The variety – no two days are ever the same in this job. Whether you are counselling students, covering classes, meeting agents or writing new courses, you never get bored. Also interacting with students visiting my country for the first time allows me to see it through their eyes and stops me from taking it for granted.
You have recently set up a new centre in Tokyo, that’s exciting! What made you choose there?
"The English language industry in Japan is booming"
Tokyo has always been a goal for us. Once our Kobe centre was firmly established as the leader in Cambridge teacher training awards in Japan, we knew we would be moving into Tokyo. The English language industry in Japan is booming and the concentration of schools in Tokyo is phenomenal. For a long time in Japan, there has been a sense that TESOL qualifications aren’t necessary, but we’re now contacted almost every day by schools that are desperate for CELTA qualified teachers, and we knew we would be able to provide the quality training they need.
The Tokyo location also gives us a base for our other teacher training programs like CELT-S for secondary school teachers and CELT-P for primary school teachers. With the big changes coming in Japanese English language education in 2020, English teachers in all contexts are realising that it is time to upskill or risk falling behind.
What is there to do nearby the Tokyo CELTA centre?
It’s Tokyo! Our training centre is located in the geographic centre of a region of 30 million people. Too bad our trainees will be too busy to enjoy it….
What is the TEFL industry like in Japan?
"It’s a really exciting time to be in the TEFL industry in Japan."
As I mentioned, it is absolutely booming. Adult English education, as well as the primary and secondary sectors, is really shifting its focus towards the idea of ‘fours skills’ education, so communicative language teaching is coming on strong. After years and years of Japanese English speakers having good receptive skills but weaker productive skills, employers, schools and the government know they need to get teachers who are properly trained to help restore the balance and give Japanese people the English they need to compete on the global stage.
We ran a series of seminars around the country last month and we had people flying in to attend a two hour session on communicative language teaching. The response was amazing! It’s a really exciting time to be in the TEFL industry in Japan.
For more information on the courses in Japan, please click here.
Why do you think so many people go overseas to take the CELTA nowadays?
I think a lot of people like to take the CELTA in the country they initially hope to work in. We get people from all over flying into do the course – the USA, China, Sweden, Ireland, Russia to name a few – and quite often it’s because they have fallen in love with the culture of the country and want to experience it as a traveller rather than a tourist. Living and working and getting a more authentic experience. Quite often I think people are just keen to get over and get involved! It’s also a lot easier to find work if you are on the ground. Being present for a face to face interview trumps calling in from abroad every time.

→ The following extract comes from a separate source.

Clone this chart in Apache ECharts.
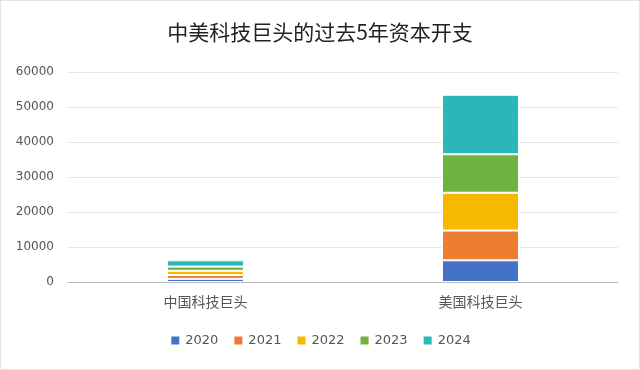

What advice would you give to people looking to prepare to take the CELTA at one of your locations?
"CELTA opens doors to lives and cultures most people never get to see."
Remember why you are doing it. CELTA opens doors to lives and cultures most people never get to see. But to be able to take full advantage of it you need to be able to provide something in return and the best way to do this is by making sure you get as much out of your CELTA as you can. This way the ‘exchange’ is equal – amazing teaching for amazing experiences.
What would you tell someone considering a career in TESOL?
Do it! I have experienced so much more than I ever imagined I would, and it is due to TESOL. If you want to see the world and get paid to do it, this is the industry for you.